In Deleuze's analysis of Foucault, the prison defines a place of visibility ("panopticism") and penal law defines a field of articulability (the statements of deliquency). In the same manner, the asylum emerged as a place of visibility of madness, at the same time as medecine formulated basic statements about "folly".
In the vocabulary of law, the articulable is that which is capable of being expressed, explained, or justified.
But the discursive object is not isomorphic with the visible object. Of course, we can always dream of ismorphism, either in the form of an epistemological dream, or in the form of an aesthetic dream. (the calligram) (p.62) Between the two alliances are formed and broken, and there is occasional overlapping on particular strata and thresholds, but there is a disjunction between the visible and the articulable: "what we see never lies in what we say." Yet there is a continual relinking which takes place over the irrational break or crack, a mutual grappling and capture.

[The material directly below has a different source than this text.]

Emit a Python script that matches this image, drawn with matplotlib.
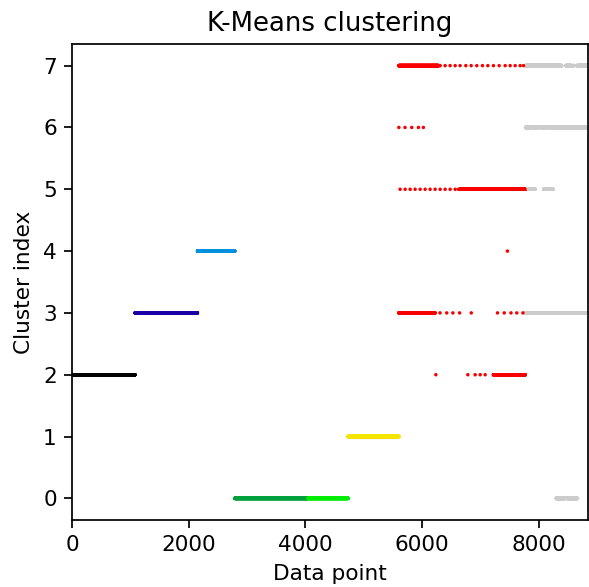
import numpy as np
import matplotlib
matplotlib.use("Agg")
import matplotlib.pyplot as plt

# the points are sorted by true class; the class changes at these indices
class_edges = [0, 1080, 2150, 2790, 4045, 4730, 5600, 7765, 8840]
n_classes = len(class_edges) - 1
n_points = class_edges[-1]

# runs of consecutive points that got the same cluster: (first, last, cluster)
runs = [
    (0, 1080, 2),
    (1080, 2150, 3),
    (2150, 2790, 4),
    (2790, 4730, 0),
    (4730, 5600, 1),
    # red class
    (5600, 6280, 7),
    (6650, 7765, 5),
    (5600, 6220, 3),
    (7220, 7765, 2),
    # grey class
    (7770, 8390, 7),
    (8460, 8560, 7),
    (8590, 8600, 7),
    (8650, 8840, 7),
    (7770, 7880, 6),
    (7900, 7990, 6),
    (8020, 8160, 6),
    (8190, 8840, 6),
    (7820, 7935, 5),
    (8080, 8240, 5),
    (7770, 8840, 3),
    (8295, 8450, 0),
    (8478, 8660, 0),
]

# isolated points seen as single dots
dots_7 = [6307, 6392, 6478, 6564, 6649, 6747, 6838, 6935, 7032, 7124,
          7220, 7318, 7421, 7506, 7592, 7678, 7735]
dots_6 = [5600, 5705, 5820, 5935, 6020]
dots_5 = [5621, 5707, 5793, 5878, 5964, 6050, 6135, 6221, 6307, 6392,
          6478, 6564, 6620]
dots_4 = [7460]
dots_3 = [6305, 6420, 6525, 6640, 6840, 7290, 7405, 7520, 7620, 7725]
dots_2 = [6233, 6781, 6907, 6993, 7078]


def montar_pontos():
    xs = []
    ys = []
    for inicio, fim, cluster in runs:
        idx = np.arange(inicio, fim)
        xs.append(idx)
        ys.append(np.full(len(idx), cluster))
    dots = {7: dots_7, 6: dots_6, 5: dots_5, 4: dots_4, 3: dots_3, 2: dots_2}
    for cluster, lista in dots.items():
        xs.append(np.array(lista))
        ys.append(np.full(len(lista), cluster))
    x = np.concatenate(xs)
    y = np.concatenate(ys)
    classe = np.searchsorted(class_edges, x, side="right") - 1
    classe = np.clip(classe, 0, n_classes - 1)
    return x, y, classe


x, y, classe = montar_pontos()

dpi = 156
fig = plt.figure(figsize=(589 / dpi, 587 / dpi), dpi=dpi)
ax = fig.add_axes([72 / 589, 67 / 587, 516 / 589, 476 / 587])
ax.scatter(x, y, c=classe / (n_classes - 1), cmap="nipy_spectral",
           vmin=0, vmax=1, s=2.6, linewidths=0)
ax.set_xlim(0, n_points)
ax.set_xlabel("Data point")
ax.set_ylabel("Cluster index")
ax.set_title("K-Means clustering")
fig.savefig("out.png", dpi=dpi)
plt.close(fig)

For Foucault, according to Deleuze, the articulable has primacy, which the visible contests with its own form. These are the two essential aspects of a stratum, or historical formation, which combine ways of seeing and ways of saying in ways that are unique to each age, and which is the object of archaeology, a practical assemblage of statements and visibilities. For Foucault, the statements of politics or of sexuality of an age are not hidden, but require certain methods that correspond to their extractive conditions. "That everything is always said in every age is perhaps Foucault's greatest historical principle." (p.54) Statements are thus readable or sayable as inscriptions on an "enunciative base". It is in this sense that they are "monuments" and not "documents." Statements and visibilities must be extracted. (cf. diagram )
It is writing that brings language into the visual domain, and makes possible a different kind of inspection, re-ordering, and refinement.